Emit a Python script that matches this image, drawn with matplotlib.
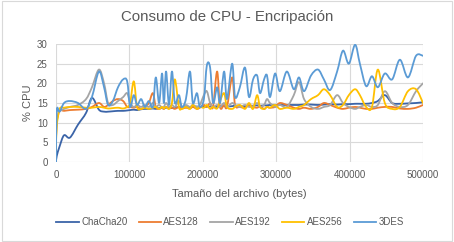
import matplotlib
matplotlib.use("Agg")
import matplotlib.pyplot as plt
from matplotlib.path import Path
from matplotlib.patches import PathPatch, Rectangle
from matplotlib.lines import Line2D
import numpy as np

plt.rcParams["font.family"] = ["Liberation Sans", "DejaVu Sans"]

# tamaño del archivo (bytes)
tamanos = [0, 1000, 5000, 11000, 19000, 30000, 41000, 49000, 58500, 65500,
           71000, 77500, 84500, 91500, 97000, 101000, 106000, 110500, 116000, 121000,
           126500, 132000, 136000, 140500, 144500, 147000, 150000, 154000, 158000, 162000,
           167500, 171500, 177000, 182500, 186500, 192000, 196000, 201500, 205500, 210000,
           214000, 219500, 223500, 229000, 233000, 240000, 244000, 250500, 257500, 263000,
           268500, 274000, 278000, 283500, 287500, 291500, 298500, 305000, 314500, 324000,
           331000, 338000, 347500, 357000, 365000, 373500, 383000, 391000, 399000, 407500,
           414000, 422500, 430500, 438500, 448000, 458000, 468500, 479500, 490500, 500000]

chacha20 = [0, 1.5, 4, 6.8, 6.2, 9.5, 12.5, 16.3, 13.3, 12.8,
            12.8, 12.9, 13, 13, 13.1, 13.2, 13.3, 13.2, 13.4, 13.5,
            13.5, 13.6, 13.5, 13.7, 13.7, 13.6, 13.8, 13.8, 13.7, 13.9,
            13.9, 14, 13.9, 14, 14, 14.1, 14, 14, 14.1, 14.1,
            14.1, 14, 14.2, 14.2, 14.1, 14.2, 14.3, 14.3, 14.2, 14.3,
            14.3, 14.4, 14.3, 14.4, 14.4, 14.5, 14.4, 14.5, 14.5, 14.5,
            14.5, 14.6, 14.6, 14.5, 14.6, 14.7, 14.6, 14.7, 14.7, 14.8,
            14.8, 14.8, 15, 15.5, 17, 15, 14.8, 14.9, 15, 15.2]

aes128 = [4, 10, 13, 13, 13.2, 13.3, 13.5, 14, 15, 14,
          14.5, 15.5, 16, 15.5, 14, 14, 13.8, 14, 13.5, 14,
          15, 17.5, 14, 13.5, 13.8, 13.5, 14, 13.6, 13.8, 13.5,
          14, 13.6, 13.8, 13.6, 14, 13.5, 13.8, 14.5, 14, 15,
          14, 23, 14, 14.5, 14, 21.5, 14.5, 14, 13.8, 14.5,
          14, 13.8, 14.2, 13.5, 14, 13.8, 14, 15, 14.5, 13.8,
          13.5, 13.8, 13.5, 14, 15, 14.5, 13.8, 13.5, 13.8, 14,
          13.8, 13.5, 13.5, 13.8, 14, 14, 13.6, 13.5, 13.8, 14.5]

aes192 = [12.5, 13, 13, 13.5, 14, 14.5, 16, 19, 23.5, 20,
          15, 14.5, 15.5, 16.5, 17.5, 15, 14, 14.5, 14, 14.5,
          14, 15, 14, 14.5, 13.8, 14, 15, 14, 14.5, 14,
          15.5, 14, 14.5, 14, 14.5, 14, 14.5, 17, 18, 15,
          14, 14.5, 14, 15, 14, 15, 14.5, 14, 14.5, 14,
          14.2, 15, 14, 14.5, 16, 15, 14, 14.5, 14, 17,
          20.3, 16, 14, 13.5, 14, 14.5, 17, 15, 14, 13.5,
          14, 14.5, 14, 14.5, 18, 15, 14, 14.5, 18, 20]

aes256 = [3, 9, 13.5, 13.8, 14, 14, 13.8, 13.8, 14, 13.8,
          13.6, 13.7, 13.8, 13.6, 14, 15, 20.5, 14, 13.5, 13.8,
          13.5, 13.8, 14, 13.5, 14, 13.6, 14, 13.5, 15, 21,
          14, 13.5, 14, 13.5, 14.5, 13.5, 14, 13.8, 14.5, 13.5,
          14, 13.6, 15.5, 17.5, 14, 13.5, 14, 14.5, 13.5, 15,
          13.5, 17, 14, 13.5, 14, 13.8, 14.5, 13.5, 13.8, 13.5,
          14, 14.5, 16, 17, 18.5, 17, 14, 14.5, 17, 18.5,
          17, 14, 14, 23.5, 15, 13.5, 14, 18, 18.5, 15]

des3 = [0, 13, 12.8, 15, 15.5, 15, 13.5, 16.5, 23, 19,
        14.5, 15.5, 19, 21, 20.5, 14, 17, 14.5, 16, 14,
        15.5, 14, 21.5, 15, 22.5, 15, 23, 14.5, 23, 15,
        17, 14, 16, 23, 15, 17.5, 14, 16, 24.5, 24,
        15, 19, 15, 23, 16, 25, 16.5, 19, 24, 16.5,
        21, 22, 17.5, 21, 22, 16.5, 22.5, 18, 23, 18.5,
        21.5, 18, 22, 23.5, 21, 18.3, 23, 28.3, 25, 29.8,
        25, 19.3, 21.8, 19, 22.5, 21, 26, 21.5, 27, 27]

series = [("ChaCha20", chacha20, "#3B64A8"),
          ("AES128", aes128, "#ED7D31"),
          ("AES192", aes192, "#A5A5A5"),
          ("AES256", aes256, "#FFC000"),
          ("3DES", des3, "#5B9BD5")]


def smooth_path(x, y):
    # curva suavizada (tipo Excel) con segmentos Bezier cubicos
    p = np.column_stack([x, y]).astype(float)
    verts = [p[0]]
    codes = [Path.MOVETO]
    n = len(p)
    for i in range(n - 1):
        p0 = p[i - 1] if i > 0 else p[i]
        p3 = p[i + 2] if i + 2 < n else p[i + 1]
        c1 = p[i] + (p[i + 1] - p0) / 6.0
        c2 = p[i + 1] - (p3 - p[i]) / 6.0
        verts += [c1, c2, p[i + 1]]
        codes += [Path.CURVE4] * 3
    return Path(verts, codes)


fig = plt.figure(figsize=(4.54, 2.42), dpi=100)
ax = fig.add_axes([0.1233, 0.3306, 0.8084, 0.4876])

handles = []
for name, vals, color in series:
    patch = PathPatch(smooth_path(tamanos, vals), facecolor="none", edgecolor=color,
                      lw=1.3, capstyle="round", joinstyle="round")
    ax.add_patch(patch)
    handles.append(Line2D([], [], color=color, lw=1.3, label=name))

ax.set_xlim(0, 500000)
ax.set_ylim(0, 30)
ax.set_xticks(np.arange(0, 500001, 100000))
ax.set_yticks(np.arange(0, 31, 5))
ax.grid(True, color="#D9D9D9", lw=0.8)
ax.set_axisbelow(True)
for s in ax.spines.values():
    s.set_visible(False)
ax.tick_params(length=0, labelsize=7, colors="#595959", pad=6)

fig.text(0.5, 0.93, "Consumo de CPU - Encripación", ha="center", va="center",
         fontsize=10.8, color="#595959")
ax.set_xlabel("Tamaño del archivo (bytes)", fontsize=8, color="#595959", labelpad=6)
ax.set_ylabel("% CPU", fontsize=8, color="#595959", labelpad=3)

fig.legend(handles=handles, loc="center", bbox_to_anchor=(0.507, 0.083), ncol=5,
           frameon=False, fontsize=7, handlelength=2.3, columnspacing=1.15,
           handletextpad=0.25, labelcolor="#595959")

fig.patches.append(Rectangle((0.004, 0.006), 0.992, 0.988, transform=fig.transFigure,
                             fill=False, edgecolor="#D9D9D9", lw=0.8))

fig.savefig("out.png", dpi=100)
__________________________________________________
*What is expected*
The lines from the start of the data through the line that contains "479500, 490500, 500000]" are to be returned exactly, please, with both ends included and every picture left out.

*Solved exercise*
Emit a Python script that matches this image, drawn with matplotlib.
import matplotlib
matplotlib.use("Agg")
import matplotlib.pyplot as plt
from matplotlib.path import Path
from matplotlib.patches import PathPatch, Rectangle
from matplotlib.lines import Line2D
import numpy as np

plt.rcParams["font.family"] = ["Liberation Sans", "DejaVu Sans"]

# tamaño del archivo (bytes)
tamanos = [0, 1000, 5000, 11000, 19000, 30000, 41000, 49000, 58500, 65500,
           71000, 77500, 84500, 91500, 97000, 101000, 106000, 110500, 116000, 121000,
           126500, 132000, 136000, 140500, 144500, 147000, 150000, 154000, 158000, 162000,
           167500, 171500, 177000, 182500, 186500, 192000, 196000, 201500, 205500, 210000,
           214000, 219500, 223500, 229000, 233000, 240000, 244000, 250500, 257500, 263000,
           268500, 274000, 278000, 283500, 287500, 291500, 298500, 305000, 314500, 324000,
           331000, 338000, 347500, 357000, 365000, 373500, 383000, 391000, 399000, 407500,
           414000, 422500, 430500, 438500, 448000, 458000, 468500, 479500, 490500, 500000]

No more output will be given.